Além das plenárias que discutiram as mais de 8 mil emendas recebidas nos sete eixos do Documento Referência, a Conae 2024 promoveu 38 colóquios simultâneos na manhã do segundo dia do evento (29). Os encontros, que reuniram importantes pesquisadores da educação, foram uma oportunidade de aprofundar debates sobre temas centrais da área, em sintonia com a construção do novo PNE. A ANPEd esteve envolvida na proposição direta de dois colóquios, organização coletiva de outros quatro e mediação e participação de pessoas associadas em diversas atividades desta programação. 

Mediador do colóquio “Educação com qualidade social“, Claudio Pinto Nunes (UESB), integrante da gestão ANPEd em Movimento(s), acredita que a atividade cumpriu um papel de analisar a questão em diferentes contextos e territórios, tendo em vista novos direcionamentos para a próxima década.

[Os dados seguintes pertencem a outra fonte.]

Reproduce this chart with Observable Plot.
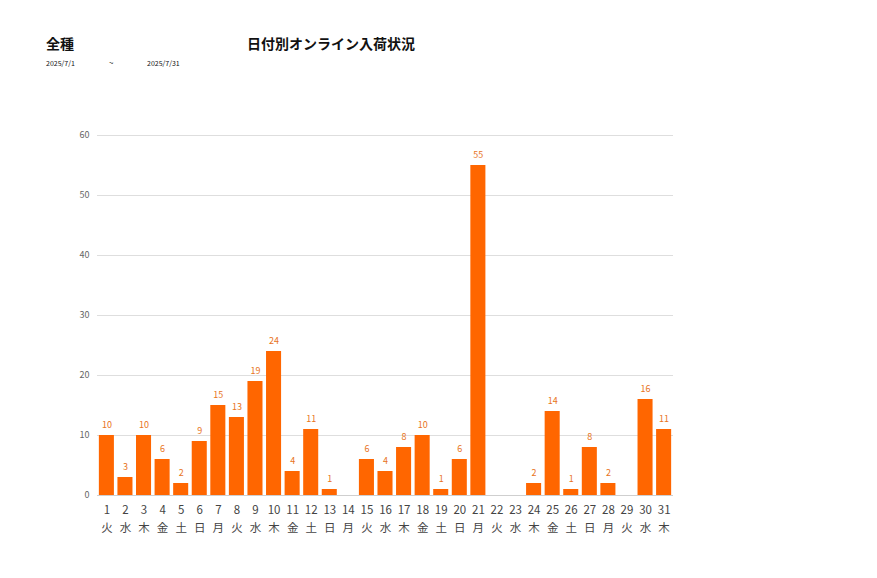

Angela Scalabrin Coutinho (UFPR) trouxe o direito à educação a partir de uma construção coletiva, diversificada e democrática de qualidade em diferentes espaços e particularmente na educação infantil. Ana Claudia Rodrigues (UFPB) se debruçou sobre o direito a uma escolarização integral em seu sentido amplo, não apenas do tempo. Já Maria Luiza Sussekind (Unirio) fez uma fala pautada na questão dos currículos e pensando nos tempos-espaços dos cotidianos nas escolas, exibindo documentário que expõe as diferentes violências praticadas nos contextos patriarcais das escolas. 

Miriam Fábia Alves integrou dois colóquios sobre gestão democrática. O primeiro deles contou com a presença de Alfredo Gomes (Andifes), reitor da UFPE, da senadora Teresa Leitão e de Lueli Silva (Forumdir), coordenadora da FE-UFG. Já o segundo, com Fernando de Araújo Penna (UFF), Aline Daiane Mascarenhas (UNEB) e mediado por Catarina de Almeida Santos (UnB), expandiu o debate sobre temas como a militarização, plataformização, privatização e também da violência contra os profissionais e estudantes.

A presidenta da ANPEd destaca que a sessão contou com um grande público que participou ativamente, com a palavra sendo concedida a professores, estudantes, representantes de movimentos e de sindicatos. “Foi um momento impressionante e confesso que fiquei muito emocionada com a participação dos estudantes, das famílias, dos profissionais da educação. Sou muito grata de ter participado desse momento”, celebra.